The order comes from the US Federal Communications Commission, led by Donald Trump’s attack dog against the media, Brendan Carr. The FCC said in a statement that the White House had convened “an executive branch inter-agency body with appropriate national security expertise” to conduct a review of the threat posed by foreign-made unmanned aerial systems, the government name for drones.

The group came to the conclusion that unmanned aerial systems and component parts produced anywhere but domestically pose “unacceptable risks to the national security of the United States and to the safety and security of US persons” and should be included on the FCC’s “covered list”. Membership on the list precludes the sale or even marketing of the offending equipment in the US.

The FCC statement continues: “In their determination, national security agencies referenced, among other things, concerns that that foreign-made UAS could be used for attacks and disruptions, unauthorized surveillance, sensitive data exfiltration, and other UAS threats to the homeland.” The emphasis here is mine.

The FCC has not published any materials demonstrating to the public that foreign-made drones have in fact been used in the malicious ways described above. The potential is there, but not the act.

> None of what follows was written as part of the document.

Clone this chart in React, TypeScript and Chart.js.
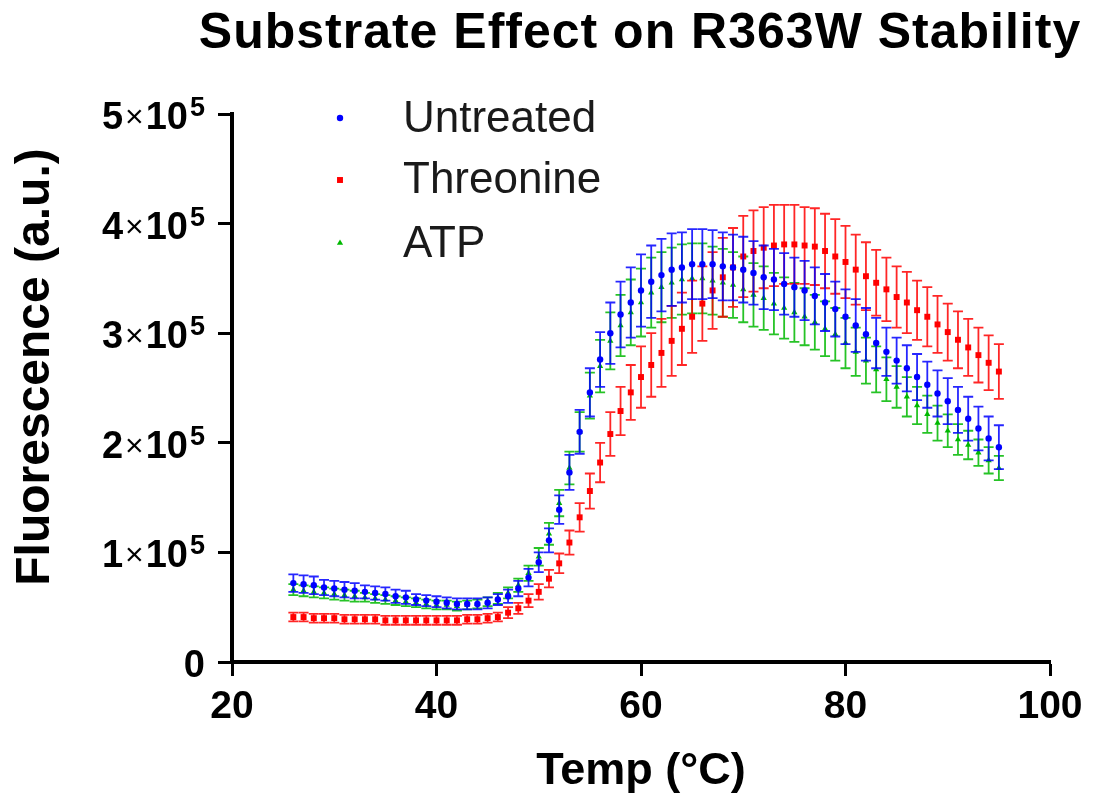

Perhaps the FCC appears is less concerned with national security so much as economic protectionism. The agency’s factsheet reads: “Additionally, the determination noted that reliance on such devices unacceptably undermines the US drone industrial base.” Again, emphasis mine. The focus on the industrial base echoes Trump’s predictions that semiconductor chips and even entire iPhones will be made in the US. Experts say his dream of repatriating manufacturing is far off.

The largest drone manufacturer in the world, DJI, said in response: “Concerns about DJI’s data security have not been grounded in evidence and instead reflect protectionism, contrary to the principles of an open market.” The company is based in Shenzhen in China and is ergo affected by the order.

If this sounds familiar, TikTok was subject to a similar order, forced to sell to a US owner or face a total prohibition on the grounds of a potential national security threat. The company challenged the ban-or-divest burden all the way to the supreme court.

The fight did not reveal the evidence that underpinned the government’s fears. Throughout the legal fight, US government lawyers demanded to keep the rationale for Congress’s national security fears hidden from the public and even concealed from TikTok’s own defense counsel. The supreme court ultimately arrived at its decision upholding the ban-or-divest bill without considering classified material.

The US reached a deal in December for TikTok to partially be sold to business software giant Oracle.

DJI has not said whether it will challenge the FCC’s ban in court.